Goal: Without the pictures, extract every line from the start of the material to the line containing "yticks = [0, 5, 10, 15, 20, 25, 30]", both ends included.

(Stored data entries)

☆ ☆ ☆ ☆

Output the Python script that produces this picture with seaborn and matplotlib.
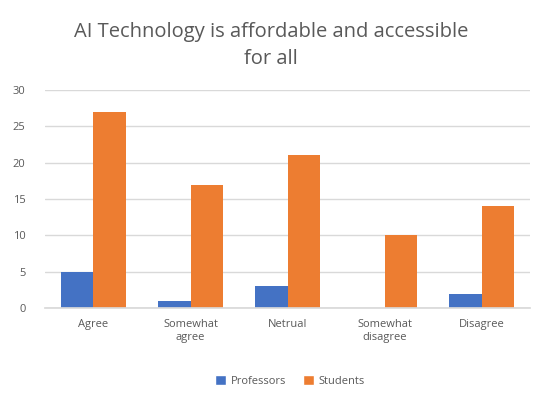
import matplotlib
matplotlib.use("Agg")
import matplotlib.pyplot as plt
import seaborn as sns
import pandas as pd
from matplotlib.patches import Patch

categories = ["Agree", "Somewhat\nagree", "Netrual", "Somewhat\ndisagree", "Disagree"]
professors = [5, 1, 3, 0, 2]
students = [27, 17, 21, 10, 14]
series_names = ["Professors", "Students"]
colors = ["#4472C4", "#ED7D31"]
yticks = [0, 5, 10, 15, 20, 25, 30]

df = pd.DataFrame({
    "category": categories * 2,
    "value": professors + students,
    "group": [series_names[0]] * len(categories) + [series_names[1]] * len(categories),
})

sns.set_theme(style="white")
plt.rcParams["font.family"] = ["Open Sans", "DejaVu Sans"]

fig = plt.figure(figsize=(5.42, 3.95), dpi=100)
ax = fig.add_axes([0.083, 0.22, 0.895, 0.552])

sns.barplot(data=df, x="category", y="value", hue="group", palette=colors,
            width=0.67, saturation=1, ax=ax, legend=False, gap=0, linewidth=0)

ax.set_ylim(0, 30)
ax.set_yticks(yticks)
ax.set_xlim(-0.5, len(categories) - 0.5)
ax.yaxis.grid(True, color="#D9D9D9", linewidth=1)
ax.set_axisbelow(True)
for s in ["top", "right", "left"]:
    ax.spines[s].set_visible(False)
ax.spines["bottom"].set_color("#D9D9D9")
ax.set_xlabel("")
ax.set_ylabel("")
ax.tick_params(axis="both", length=0, labelsize=8, labelcolor="#595959")
ax.tick_params(axis="x", pad=8)
ax.tick_params(axis="y", pad=14)

fig.suptitle("AI Technology is affordable and accessible\nfor all", y=0.945,
             fontsize=14.5, color="#595959", linespacing=1.5)

handles = [Patch(facecolor=c, label=n) for c, n in zip(colors, series_names)]
fig.legend(handles=handles, loc="center", bbox_to_anchor=(0.535, 0.035), ncol=2,
           frameon=False, fontsize=8, labelcolor="#595959",
           handlelength=1.0, handleheight=1.0, columnspacing=1.5, handletextpad=0.4)

fig.savefig("out.png", dpi=100, facecolor="white")
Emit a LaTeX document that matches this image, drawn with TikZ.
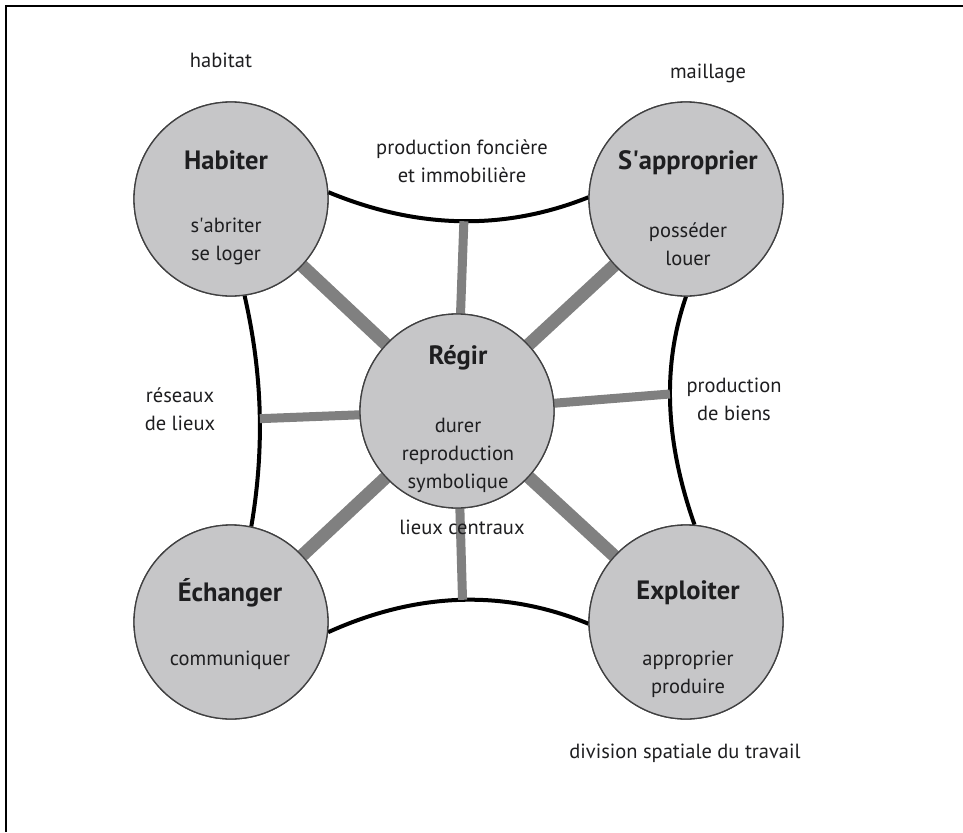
\documentclass[tikz,border=0pt]{standalone}
\usepackage{fontspec}
\setmainfont{PT Sans}
\definecolor{poleFill}{RGB}{198,198,200}
\definecolor{spokeGray}{RGB}{128,128,128}
\definecolor{inkDark}{RGB}{30,30,32}
\tikzset{
	pole/.style={circle, draw=inkDark!85, line width=1.3pt, fill=poleFill, minimum size=194pt, inner sep=0pt},
	title/.style={font=\fontsize{26.5}{28}\selectfont\bfseries, text=inkDark},
	body/.style={font=\fontsize{20.5}{28}\selectfont, text=inkDark, align=center},
	bigspoke/.style={spokeGray, line width=13pt},
	smallspoke/.style={spokeGray, line width=9pt},
	bond/.style={black, line width=4pt}
}
\begin{document}
\begin{tikzpicture}[x=1pt,y=-1pt]
	\useasboundingbox (0,0) rectangle (963,832);
	\coordinate (FrameTL) at (6,6);
	\coordinate (FrameTR) at (963,6);
	\coordinate (FrameBL) at (6,832);
	\draw [line width=2pt] (FrameBL) -- (FrameTL) -- (FrameTR) ;% Draw frame
	
	\coordinate (HabiterC)  at (231,199);
	\coordinate (SappC)     at (686,199);
	\coordinate (RegirC)    at (457,411);
	\coordinate (EchangerC) at (231,622);
	\coordinate (ExploitC)  at (686,622);
	
	% the poles, empty for now, so the arcs can use their borders
	\node [pole] (Habiter)  at (HabiterC) {};
	\node [pole] (Sapp)     at (SappC) {};
	\node [pole] (Regir)    at (RegirC) {};
	\node [pole] (Echanger) at (EchangerC) {};
	\node [pole] (Exploit)  at (ExploitC) {};
	
	\draw [bond] (Habiter.4) .. controls (417,229) and (504,231) .. (Sapp.179) coordinate[pos=0.515] (TopMid);
	\draw [bond] (Habiter.-82) .. controls (262,372) and (265,446) .. (Echanger.78) coordinate[pos=0.54] (LeftMid);
	\draw [bond] (Sapp.-90) .. controls (662,366) and (665,441) .. (Exploit.85) coordinate[pos=0.45] (RightMid);
	\draw [bond] (Echanger.-6) .. controls (417,592) and (504,589) .. (Exploit.181) coordinate[pos=0.51] (BotMid);
	
	\draw [smallspoke] (TopMid) -- (RegirC);
	\draw [smallspoke] (LeftMid) -- (RegirC);
	\draw [smallspoke] (RightMid) -- (RegirC);
	\draw [smallspoke] (BotMid) -- (RegirC);
	\draw [bigspoke] (HabiterC) -- (RegirC);
	\draw [bigspoke] (SappC) -- (RegirC);
	\draw [bigspoke] (EchangerC) -- (RegirC);
	\draw [bigspoke] (ExploitC) -- (RegirC);
	
	% poles again on top of the spokes
	\node [pole] at (HabiterC) {};
	\node [pole] at (SappC) {};
	\node [pole] at (RegirC) {};
	\node [pole] at (EchangerC) {};
	\node [pole] at (ExploitC) {};
	
	\node [title] (HabiterT)  at (226,160) {Habiter};
	\node [body]  (HabiterS)  at (226,241) {s\textquotesingle abriter\\se loger};
	\node [title] (SappT)     at (688,163) {S\textquotesingle approprier};
	\node [body]  (SappS)     at (688,244) {posséder\\louer};
	\node [title] (RegirT)    at (458,358) {Régir};
	\node [body]  (RegirS)    at (458,455) {durer\\reproduction\\symbolique};
	\node [title] (EchangerT) at (230,593) {Échanger};
	\node [body]  (EchangerS) at (230,660) {communiquer};
	\node [title] (ExploitT)  at (688,593) {Exploiter};
	\node [body]  (ExploitS)  at (688,674) {approprier\\produire};
	
	\node [body] (Habitat)   at (221,60)  {habitat};
	\node [body] (Maillage)  at (708,73)  {maillage};
	\node [body] (Fonciere)  at (462,161) {production foncière\\et immobilière};
	\node [body] (Reseaux)   at (180,409) {réseaux\\de lieux};
	\node [body] (Biens)     at (734,399) {production\\de biens};
	\node [body] (Centraux)  at (462,527) {lieux centraux};
	\node [body] (Division)  at (685,753) {division spatiale du travail};
\end{tikzpicture}
\end{document}
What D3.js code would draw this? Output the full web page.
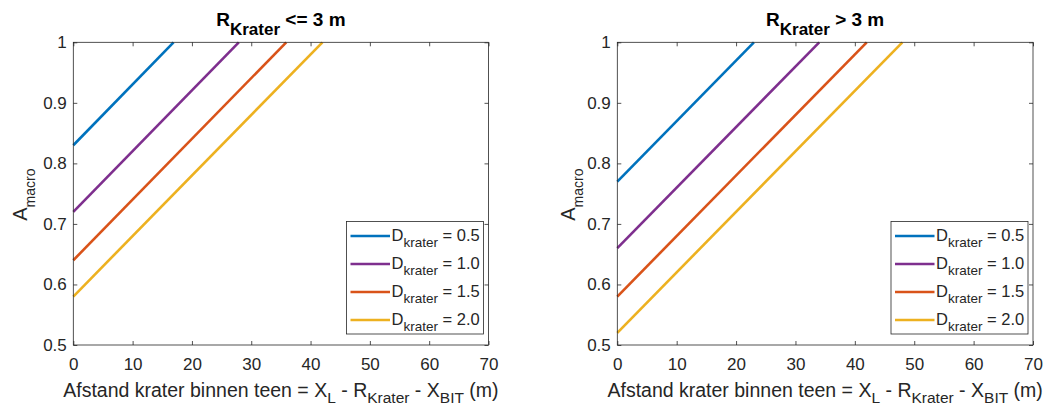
<!DOCTYPE html>
<html><head><meta charset="utf-8">
<script src="https://cdn.jsdelivr.net/npm/d3@7"></script>
<style>body{margin:0;background:#fff;} text{font-family:"Liberation Sans",Arial,sans-serif;fill:#262626;}</style>
</head><body>
<svg id="c" width="1059" height="409"></svg>
<script>
const seriesNames = ["0.5", "1.0", "1.5", "2.0"];
const colors = ["#0072BD", "#7E2F8E", "#D95319", "#EDB120"];
const panelTitles = ["<= 3 m", "> 3 m"];
// left panel (R_Krater <= 3 m): line start at x=0 and end at A=1
const leftStartA = [0.83, 0.72, 0.64, 0.58];
const leftEndX = [16.9, 27.9, 35.9, 42.0];
// right panel (R_Krater > 3 m)
const rightStartA = [0.77, 0.66, 0.58, 0.52];
const rightEndX = [23.0, 34.0, 42.0, 48.0];
const xTicks = [0, 10, 20, 30, 40, 50, 60, 70];
const yTicks = [0.5, 0.6, 0.7, 0.8, 0.9, 1];

const svg = d3.select("#c");
const panels = [
  {left: 73.3, right: 488.5, start: leftStartA, endX: leftEndX, title: panelTitles[0], ylOff: 46.6},
  {left: 617.3, right: 1033, start: rightStartA, endX: rightEndX, title: panelTitles[1], ylOff: 42.3}
];
const plotTop = 42.3, plotBottom = 345;

panels.forEach(p => {
  const x = d3.scaleLinear().domain([0, 70]).range([p.left, p.right]);
  const y = d3.scaleLinear().domain([0.5, 1]).range([plotBottom, plotTop]);
  const g = svg.append("g");
  const line = d3.line().x(d => x(d[0])).y(d => y(d[1]));
  p.start.forEach((a0, i) => {
    g.append("path").datum([[0, a0], [p.endX[i], 1]])
      .attr("d", line).attr("fill", "none").attr("stroke", colors[i]).attr("stroke-width", 2.6);
  });
  g.append("rect").attr("x", x(0)).attr("y", y(1)).attr("width", x(70) - x(0)).attr("height", y(0.5) - y(1))
    .attr("fill", "none").attr("stroke", "#262626").attr("stroke-width", 0.8);
  const ax = g.append("g").attr("transform", `translate(0,${plotBottom})`)
    .call(d3.axisBottom(x).tickValues(xTicks).tickSize(-4).tickPadding(12.5).tickFormat(d3.format("d")));
  const axt = g.append("g").attr("transform", `translate(0,${plotTop})`)
    .call(d3.axisTop(x).tickValues(xTicks).tickSize(-4).tickFormat(""));
  const ay = g.append("g").attr("transform", `translate(${p.left},0)`)
    .call(d3.axisLeft(y).tickValues(yTicks).tickSize(-4).tickPadding(6.5).tickFormat(d => d === 1 ? "1" : d3.format(".1f")(d)));
  const ayr = g.append("g").attr("transform", `translate(${p.right},0)`)
    .call(d3.axisRight(y).tickValues(yTicks).tickSize(-4).tickFormat(""));
  [ax, axt, ay, ayr].forEach(a => {
    a.select(".domain").remove();
    a.selectAll("line").attr("stroke", "#262626").attr("stroke-width", 0.8);
    a.selectAll("text").style("font-size", "17px").attr("fill", "#262626").style("font-family", "'Liberation Sans',Arial,sans-serif");
  });
  const cx = (p.left + p.right) / 2;
  const t = g.append("text").attr("x", cx).attr("y", 26).attr("text-anchor", "middle")
    .style("font-size", "19px").style("font-weight", "bold").style("fill", "#000");
  t.append("tspan").text("R");
  t.append("tspan").text("Krater").attr("dy", 9).style("font-size", "17px");
  t.append("tspan").text(" " + p.title).attr("dy", -9);
  const xl = g.append("text").attr("x", cx).attr("y", 397).attr("text-anchor", "middle").style("font-size", "19.5px");
  xl.append("tspan").text("Afstand krater binnen teen = X");
  xl.append("tspan").text("L").attr("dy", 6).style("font-size", "15.5px");
  xl.append("tspan").text(" - R").attr("dy", -6);
  xl.append("tspan").text("Krater").attr("dy", 6).style("font-size", "15.5px");
  xl.append("tspan").text(" - X").attr("dy", -6);
  xl.append("tspan").text("BIT").attr("dy", 6).style("font-size", "15.5px");
  xl.append("tspan").text(" (m)").attr("dy", -6);
  const yl = g.append("text").attr("transform", `translate(${p.left - p.ylOff},${(plotTop + plotBottom) / 2 + 1}) rotate(-90)`)
    .attr("text-anchor", "middle").style("font-size", "20px");
  yl.append("tspan").text("A");
  yl.append("tspan").text("macro").attr("dy", 8).style("font-size", "14px");
  const lx = p.right - 142, ly = 221.5;
  const lg = g.append("g");
  lg.append("rect").attr("x", lx).attr("y", ly).attr("width", 137).attr("height", 112.5)
    .attr("fill", "#fff").attr("stroke", "#262626").attr("stroke-width", 0.8);
  seriesNames.forEach((s, i) => {
    const yy = ly + 14.5 + i * 28;
    lg.append("line").attr("x1", lx + 4).attr("x2", lx + 43.5).attr("y1", yy).attr("y2", yy)
      .attr("stroke", colors[i]).attr("stroke-width", 2.6);
    const tt = lg.append("text").attr("x", lx + 45).attr("y", yy + 5).style("font-size", "16.5px");
    tt.append("tspan").text("D");
    tt.append("tspan").text("krater").attr("dy", 6).style("font-size", "13.5px");
    tt.append("tspan").text(" = " + s).attr("dy", -6);
  });
});
</script>
</body></html>
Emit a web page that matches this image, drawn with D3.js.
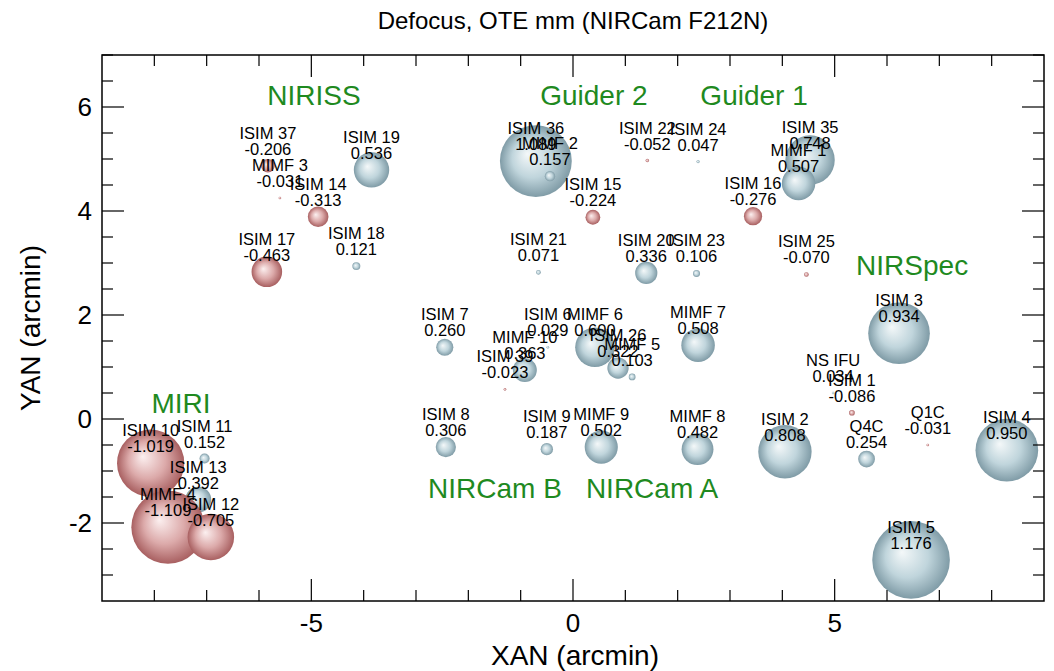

☆ ☆ ☆ ☆

Response:
Output the Python script that produces this picture with seaborn and matplotlib.
import matplotlib
matplotlib.use("Agg")
import matplotlib.pyplot as plt
import seaborn as sns
import pandas as pd
from matplotlib.patches import Patch

categories = ["Agree", "Somewhat\nagree", "Netrual", "Somewhat\ndisagree", "Disagree"]
professors = [5, 1, 3, 0, 2]
students = [27, 17, 21, 10, 14]
series_names = ["Professors", "Students"]
colors = ["#4472C4", "#ED7D31"]
yticks = [0, 5, 10, 15, 20, 25, 30]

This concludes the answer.